人生の中で最も辛かった時期は、個人事業の廃業後に就職した会社を退職し、現在の会社に就職が決まるまでの約1年間です。
私は新卒から約15年間、公務員として勤めていました。公務員時代に興味を持ったテーマである「社会的課題の解決」を本格的に取り組みたいと考え、37歳で退職し、個人事業を立ち上げました。具体的には、遊休ストックを活用して、街の価値向上を図るためのスペース運営に取り組んでいました。自分のやりたかった事業を実現できたものの、安定した収入を得ることができず、結果的に廃業となりました。
その後は、実家の両親の援助を受けながら社労士試験の勉強に専念しました。満を持して受験したものの、合格点に1点届かず不合格。その後の就職活動もうまくいかず、「自分の存在価値とは何か」「自分にできることは何か」と自問自答する日々を過ごしました。この時期は貯金も社会的信用も徐々に失っていく実感があり、これからの人生をどう歩んでいけばよいのかを真剣に悩みました。
個人事業を始める前は、約15年間公務員として安定した生活を送っていたため、お金に困る経験がありませんでした。そのため、経済的に困窮することがこれほど辛いものだと痛感しました。趣味だったギターも弾く気になれず、旅行にも行けず、精神的にも非常に不安定な日々が続きました。

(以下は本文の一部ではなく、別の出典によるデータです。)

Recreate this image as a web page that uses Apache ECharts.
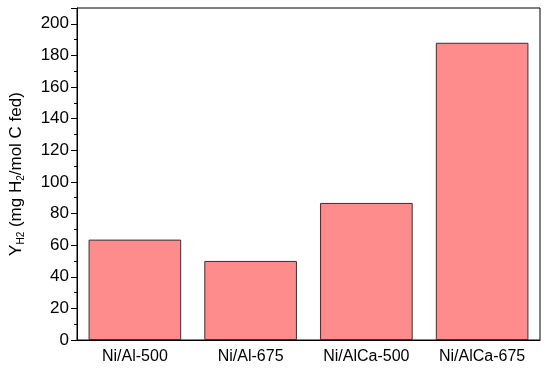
<!DOCTYPE html>
<html><head><meta charset="utf-8">
<script src="https://cdn.jsdelivr.net/npm/echarts@6/dist/echarts.min.js"></script>
<style>html,body{margin:0;padding:0;background:#fff}#c{width:550px;height:374px}</style>
</head><body><div id="c"></div>
<script>
var categories = ['Ni/Al-500', 'Ni/Al-675', 'Ni/AlCa-500', 'Ni/AlCa-675'];
var values = [63.5, 50, 86.7, 188];
var yTicks = [0, 20, 40, 60, 80, 100, 120, 140, 160, 180, 200];

var chart = echarts.init(document.getElementById('c'));
var font = 'Liberation Sans, Arial, sans-serif';
chart.setOption({
  animation: false,
  grid: {left: 74, right: 10, top: 8, bottom: 34, show: true, borderColor: '#000', borderWidth: 1, backgroundColor: 'transparent'},
  xAxis: [{
    type: 'category', data: categories, position: 'bottom',
    axisLine: {lineStyle: {color: '#000', width: 1}},
    axisTick: {alignWithLabel: true, length: 5, lineStyle: {color: '#000'}},
    axisLabel: {color: '#000', fontSize: 16, fontFamily: font, margin: 9}
  }, {
    type: 'category', data: categories, position: 'bottom',
    axisLine: {show: false},
    axisTick: {alignWithLabel: false, length: 3, lineStyle: {color: '#000'}},
    axisLabel: {show: false}
  }],
  yAxis: {
    type: 'value', min: 0, max: 210, interval: 20,
    axisLine: {show: true, lineStyle: {color: '#000'}},
    axisTick: {show: true, length: 6, lineStyle: {color: '#000'}},
    minorTick: {show: true, splitNumber: 2, length: 3, lineStyle: {color: '#000'}},
    splitLine: {show: false},
    axisLabel: {color: '#000', fontSize: 17, fontFamily: font, margin: 8,
      formatter: function (v) { return yTicks.indexOf(v) >= 0 ? String(v) : ''; }},
    name: '{a|Y}{s|H2}{a| (mg H}{s|2}{a|/mol C fed)}',
    nameLocation: 'middle', nameGap: 51, nameRotate: 90,
    nameTextStyle: {
      rich: {
        a: {fontSize: 17, color: '#000', fontFamily: font},
        s: {fontSize: 10, color: '#000', fontFamily: font, verticalAlign: 'bottom', padding: [9, 0, 0, 0]}
      }
    }
  },
  series: [{
    type: 'bar', data: values, barWidth: '80%',
    itemStyle: {color: '#FF8C8C', borderColor: '#333', borderWidth: 1}
  }]
});
</script></body></html>
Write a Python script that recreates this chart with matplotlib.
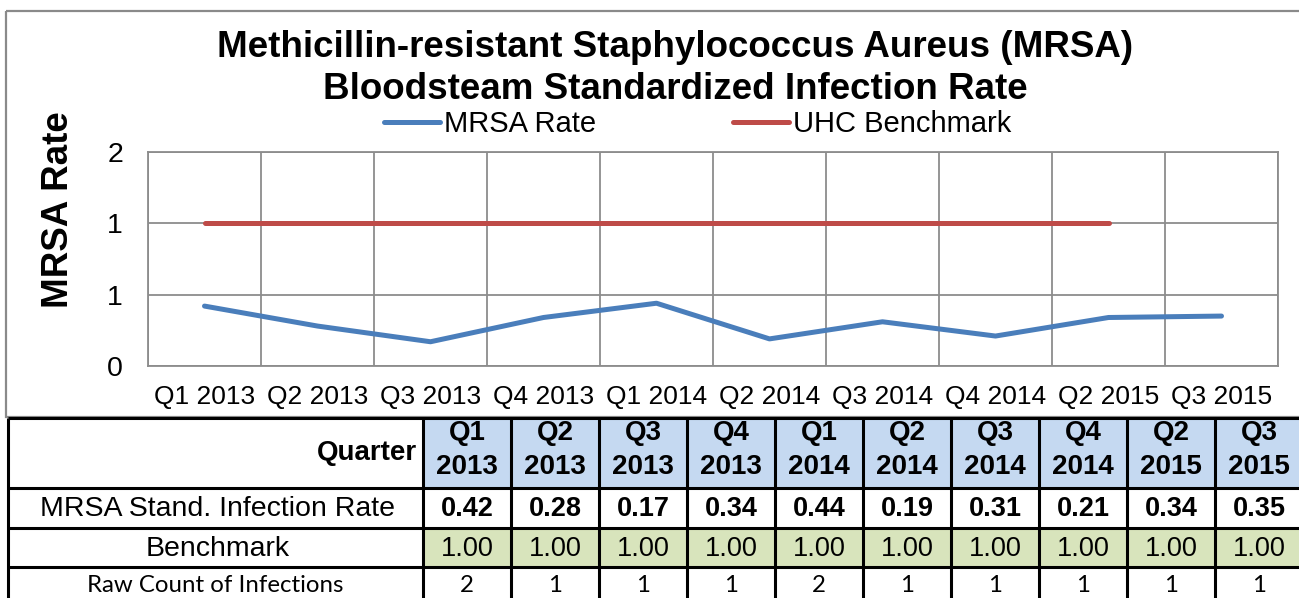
import matplotlib
matplotlib.use("Agg")
import matplotlib.pyplot as plt
import numpy as np
from matplotlib.patches import Rectangle
from matplotlib.lines import Line2D

# ---------------- data ----------------
quarters = ["Q1 2013", "Q2 2013", "Q3 2013", "Q4 2013", "Q1 2014",
            "Q2 2014", "Q3 2014", "Q4 2014", "Q2 2015", "Q3 2015"]
mrsa_rate = [0.42, 0.28, 0.17, 0.34, 0.44, 0.19, 0.31, 0.21, 0.34, 0.35]
benchmark_line = [1.00, 1.00, 1.00, 1.00, 1.00, 1.00, 1.00, 1.00, 1.00, np.nan]
benchmark_table = [1.00, 1.00, 1.00, 1.00, 1.00, 1.00, 1.00, 1.00, 1.00, 1.00]
raw_counts = [2, 1, 1, 1, 2, 1, 1, 1, 1, 1]
y_ticks = [0, 0.5, 1.0, 1.5]
y_tick_labels = ["0", "1", "1", "2"]
row_labels = ["MRSA Stand. Infection Rate", "Benchmark", "Raw Count of Infections"]

title_lines = ["Methicillin-resistant Staphylococcus Aureus (MRSA)",
               "Bloodsteam Standardized Infection Rate"]

plt.rcParams['font.family'] = ['Liberation Sans', 'DejaVu Sans']

W, H = 1299, 598
fig = plt.figure(figsize=(W / 100, H / 100), dpi=100)

BLUE = "#4A7EBB"
RED = "#BE4B48"
GRID = "#8C8C8C"

# ---------------- chart frame ----------------
frame = fig.add_axes([0, 0, 1, 1], zorder=0)
frame.set_xlim(0, W)
frame.set_ylim(H, 0)
frame.axis("off")
frame.add_patch(Rectangle((6, 11), 1310, 406, fill=False, edgecolor="#8A8A8A", lw=1.6))

# ---------------- plot area ----------------
L, R, T, B = 148, 1278, 152, 366
ax = fig.add_axes([L / W, 1 - B / H, (R - L) / W, (B - T) / H], zorder=2)
x = np.arange(len(quarters))
ax.plot(x, mrsa_rate, color=BLUE, lw=3.6, solid_capstyle="round", solid_joinstyle="round")
ax.plot(x, benchmark_line, color=RED, lw=3.6, solid_capstyle="round")
ax.set_xlim(-0.5, len(quarters) - 0.5)
ax.set_ylim(0, 1.5)
ax.set_yticks(y_ticks)
ax.set_yticklabels(y_tick_labels, fontsize=20.5)
ax.set_xticks(x)
ax.set_xticklabels(quarters, fontsize=19)
ax.set_xticks(np.arange(len(quarters) + 1) - 0.5, minor=True)
ax.tick_params(axis="both", which="both", length=0)
ax.tick_params(axis="y", pad=18)
ax.tick_params(axis="x", pad=14)
ax.grid(True, axis="y", which="major", color=GRID, lw=1.3)
ax.grid(True, axis="x", which="minor", color=GRID, lw=1.3)
ax.set_axisbelow(True)
for s in ax.spines.values():
    s.set_color(GRID)
    s.set_linewidth(1.3)

fig.text(675 / W, 1 - 57 / H, title_lines[0], ha="center", va="baseline", fontsize=26.5,
         fontweight="bold")
fig.text(675 / W, 1 - 99 / H, title_lines[1], ha="center", va="baseline", fontsize=26.5,
         fontweight="bold")
fig.text(58 / W, 1 - 210 / H, "MRSA Rate", rotation=90, ha="center", va="center",
         fontsize=26.5, fontweight="bold")

handles = [Line2D([], [], color=BLUE, lw=3.6, solid_capstyle="round"),
           Line2D([], [], color=RED, lw=3.6, solid_capstyle="round")]
fig.legend(handles, ["MRSA Rate", "UHC Benchmark"], loc="center",
           bbox_to_anchor=(698 / W, 1 - 124 / H), ncol=2, frameon=False,
           fontsize=21, handlelength=1.9, handletextpad=0.15, columnspacing=4.7,
           borderpad=0, borderaxespad=0)

# ---------------- table ----------------
tab = fig.add_axes([0, 0, 1, 1], zorder=3)
tab.set_xlim(0, W)
tab.set_ylim(H, 0)
tab.axis("off")

col_x = [8, 423] + [423 + 88 * (i + 1) for i in range(len(quarters))]
row_y = [418, 488, 528, 567, 605]
LW = 2.2

# fills
for i in range(len(quarters)):
    tab.add_patch(Rectangle((col_x[i + 1], row_y[0]), 88, row_y[1] - row_y[0],
                            facecolor="#C5D9F1", edgecolor="none"))
    tab.add_patch(Rectangle((col_x[i + 1], row_y[2]), 88, row_y[3] - row_y[2],
                            facecolor="#D8E4BC", edgecolor="none"))
# lines
for yy in row_y[:4]:
    tab.plot([col_x[0], W + 10], [yy, yy], color="black", lw=LW, solid_capstyle="butt")
for xx in col_x:
    tab.plot([xx, xx], [row_y[0], H + 10], color="black", lw=LW, solid_capstyle="butt")

# texts
tab.text(col_x[1] - 6, (row_y[0] + row_y[1]) / 2, "Quarter", ha="right", va="center",
         fontsize=20, fontweight="bold")
cx0 = (col_x[0] + col_x[1]) / 2 + 2
tab.text(cx0, (row_y[1] + row_y[2]) / 2 + 1, row_labels[0], ha="center", va="center", fontsize=20.5)
tab.text(cx0, (row_y[2] + row_y[3]) / 2 + 1, row_labels[1], ha="center", va="center", fontsize=20.5)
tab.text(215, 586, row_labels[2], ha="center", va="center", fontsize=17.3,
         family=["Lato", "DejaVu Sans"])
for i, q in enumerate(quarters):
    cx = col_x[i + 1] + 44
    qn, yr = q.split(" ")
    tab.text(cx, 433, qn, ha="center", va="center", fontsize=20, fontweight="bold")
    tab.text(cx, 467, yr, ha="center", va="center", fontsize=20, fontweight="bold")
    tab.text(cx, (row_y[1] + row_y[2]) / 2 + 1, f"{mrsa_rate[i]:.2f}", ha="center", va="center",
             fontsize=19.5, fontweight="bold")
    tab.text(cx, (row_y[2] + row_y[3]) / 2 + 1, f"{benchmark_table[i]:.2f}", ha="center", va="center",
             fontsize=19.5)
    tab.text(cx, 586, f"{raw_counts[i]}", ha="center", va="center", fontsize=17.3,
             family=["Lato", "DejaVu Sans"])

fig.savefig("out.png", dpi=100)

その時期を乗り越えられたきっかけは、当時付き合っていた現在の妻の存在や両親の援助に加え、自分がやりたかった個人事業を、曲がりなりにも実践できたという達成感があったことです。また、個人事業の廃業後に就職した企業がハードな職場だったため、「人生を一から再構築するしかない」と開き直ることができたこと、そして現在勤める会社に就職できたことも大きな要因です。
仕事があり、安定した収入を得られることの尊さを改めて実感し、社会に自分の居場所がまだあると感じられたことで、もう一度人生をやり直すことができていると思います。また、「失敗してもやり直せばいい」とある種ポジティブに考えられた(ポジティブにならざるを得なかった)のは、身近な人たちが私を信じて見捨てず支えてくれたおかげだと感謝しています。他にも、青空や夕日、道端の草花の美しさを再発見できたり、ラジオを聴いてリラックスする時間を持てたりしたことも、意外と重要なきっかけだったのかもしれません。

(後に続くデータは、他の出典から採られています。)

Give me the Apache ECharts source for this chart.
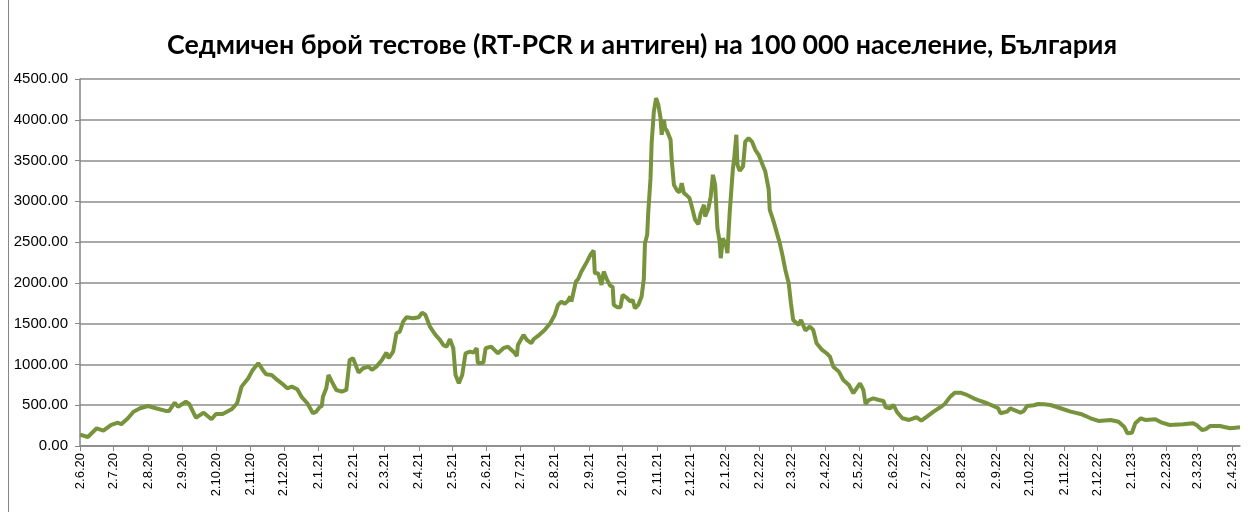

昨今、「リスキリング」や「やりたいことを仕事に!」といったフレーズを目にする機会が増え、転職やフリーランスへの道を後押しするような広告や社会の空気感を感じています。もちろん、この流れ自体を否定するつもりはありません。しかし、今振り返ってみると、収入や社会的信用のある職場を退職してまで「やりたいこと」に挑戦したことは、私の場合、得るもの以上に失うものが多かったように思います。

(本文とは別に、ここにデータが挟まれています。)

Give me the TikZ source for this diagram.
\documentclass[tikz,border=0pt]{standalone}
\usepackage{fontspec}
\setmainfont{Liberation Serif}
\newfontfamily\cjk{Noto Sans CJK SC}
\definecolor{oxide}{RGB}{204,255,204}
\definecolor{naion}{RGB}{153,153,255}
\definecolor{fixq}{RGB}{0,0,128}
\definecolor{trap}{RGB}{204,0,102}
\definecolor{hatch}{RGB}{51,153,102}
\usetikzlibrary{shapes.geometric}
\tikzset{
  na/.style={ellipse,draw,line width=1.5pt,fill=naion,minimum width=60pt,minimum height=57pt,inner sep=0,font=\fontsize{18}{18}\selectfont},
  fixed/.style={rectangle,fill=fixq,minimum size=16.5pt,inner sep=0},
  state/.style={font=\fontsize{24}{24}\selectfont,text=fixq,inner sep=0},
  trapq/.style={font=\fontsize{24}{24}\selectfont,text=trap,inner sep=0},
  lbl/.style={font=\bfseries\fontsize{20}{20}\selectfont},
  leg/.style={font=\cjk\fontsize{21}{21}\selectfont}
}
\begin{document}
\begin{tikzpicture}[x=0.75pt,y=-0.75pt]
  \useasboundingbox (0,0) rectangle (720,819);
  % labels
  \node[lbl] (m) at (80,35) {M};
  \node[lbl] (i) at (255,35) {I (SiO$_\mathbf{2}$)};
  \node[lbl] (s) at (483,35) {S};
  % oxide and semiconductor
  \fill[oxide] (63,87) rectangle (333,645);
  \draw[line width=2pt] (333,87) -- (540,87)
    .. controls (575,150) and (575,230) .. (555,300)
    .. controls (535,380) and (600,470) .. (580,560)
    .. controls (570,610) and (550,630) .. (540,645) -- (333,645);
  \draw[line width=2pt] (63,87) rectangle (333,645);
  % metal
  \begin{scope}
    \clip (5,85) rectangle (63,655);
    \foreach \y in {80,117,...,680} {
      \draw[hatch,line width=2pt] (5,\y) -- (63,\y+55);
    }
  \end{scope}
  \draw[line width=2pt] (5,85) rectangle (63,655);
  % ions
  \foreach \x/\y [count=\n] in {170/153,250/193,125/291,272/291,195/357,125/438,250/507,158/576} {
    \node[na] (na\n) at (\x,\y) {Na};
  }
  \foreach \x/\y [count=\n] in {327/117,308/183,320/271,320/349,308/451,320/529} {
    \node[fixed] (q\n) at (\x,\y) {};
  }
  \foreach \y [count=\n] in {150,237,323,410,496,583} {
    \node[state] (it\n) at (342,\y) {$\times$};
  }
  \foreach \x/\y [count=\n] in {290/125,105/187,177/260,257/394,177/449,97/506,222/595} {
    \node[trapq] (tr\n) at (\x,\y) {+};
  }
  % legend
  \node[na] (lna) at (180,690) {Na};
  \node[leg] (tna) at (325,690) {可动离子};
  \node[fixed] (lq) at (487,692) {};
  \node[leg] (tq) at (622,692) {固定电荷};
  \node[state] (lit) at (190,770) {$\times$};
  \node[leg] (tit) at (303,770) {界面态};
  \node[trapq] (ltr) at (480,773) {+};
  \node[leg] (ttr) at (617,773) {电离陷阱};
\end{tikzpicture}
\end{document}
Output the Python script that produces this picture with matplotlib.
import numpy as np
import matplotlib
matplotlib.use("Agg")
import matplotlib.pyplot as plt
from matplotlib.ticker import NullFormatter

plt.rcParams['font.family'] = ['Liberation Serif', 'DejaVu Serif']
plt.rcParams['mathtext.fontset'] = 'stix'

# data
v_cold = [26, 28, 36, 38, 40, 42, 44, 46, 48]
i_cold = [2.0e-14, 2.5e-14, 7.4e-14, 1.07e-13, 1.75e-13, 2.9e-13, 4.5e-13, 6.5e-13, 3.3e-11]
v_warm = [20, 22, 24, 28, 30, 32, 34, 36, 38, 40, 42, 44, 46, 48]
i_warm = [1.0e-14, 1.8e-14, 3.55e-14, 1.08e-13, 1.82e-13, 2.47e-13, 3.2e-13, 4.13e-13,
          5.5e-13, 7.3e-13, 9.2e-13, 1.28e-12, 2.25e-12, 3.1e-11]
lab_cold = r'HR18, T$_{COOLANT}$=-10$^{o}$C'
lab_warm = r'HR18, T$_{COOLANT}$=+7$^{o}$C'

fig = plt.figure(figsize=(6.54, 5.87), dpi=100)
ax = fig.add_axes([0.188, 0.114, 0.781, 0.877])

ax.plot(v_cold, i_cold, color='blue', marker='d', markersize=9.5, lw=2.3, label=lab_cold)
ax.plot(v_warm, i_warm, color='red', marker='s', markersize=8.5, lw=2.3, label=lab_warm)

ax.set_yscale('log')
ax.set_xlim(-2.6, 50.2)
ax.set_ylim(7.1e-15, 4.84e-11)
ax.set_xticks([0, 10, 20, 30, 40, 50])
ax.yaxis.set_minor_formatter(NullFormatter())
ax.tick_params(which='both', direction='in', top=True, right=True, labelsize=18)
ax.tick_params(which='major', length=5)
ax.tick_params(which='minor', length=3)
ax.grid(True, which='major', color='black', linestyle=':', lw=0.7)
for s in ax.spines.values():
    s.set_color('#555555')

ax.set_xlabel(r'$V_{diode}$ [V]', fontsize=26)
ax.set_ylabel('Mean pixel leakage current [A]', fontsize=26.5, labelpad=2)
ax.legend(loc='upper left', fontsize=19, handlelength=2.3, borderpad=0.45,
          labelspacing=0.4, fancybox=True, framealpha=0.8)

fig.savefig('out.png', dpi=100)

そのため、個人事業やマイプロジェクトに取り組む際は、副業やプライベートの時間を活用する方がリスクを抑えられ、自分のペースで楽しく、長く続けられると感じています。会社を退職して収入源を失うと、好きで始めたマイプロジェクトで生活費を稼ぐ必要に迫られ、結果的に精神的な負担が増すことがあります。
このような挑戦を否定するつもりは決してありませんが、独立を考える際には、事業計画や収支の見通しを立てた上で行動し、気持ちだけ先走って退職することは避けた方が良いのではないかと、私自身の経験を通して強く感じました。
現在勤めている会社で与えられた仕事に邁進しつつ、家族や友人など人とのつながりを大切にし、自分自身が心身ともに健康でいることをモットーに、公私ともに充実した生活を送っていきたいと考えています。特に、現在勤めている会社では、これまで私が興味を持ち続けてきた仕事に携わることができており、忙しいながらも充実感を持って楽しく働かせていただいています。
また、仕事を軸に妻との暮らしや友人との関係も大事にしながら、今後のキャリアを見据え、社労士と宅建の資格取得を目指しています。定年後も働き続けられるようにするため、数年以内の合格を目標に、これからも努力を重ねていきたいと思います。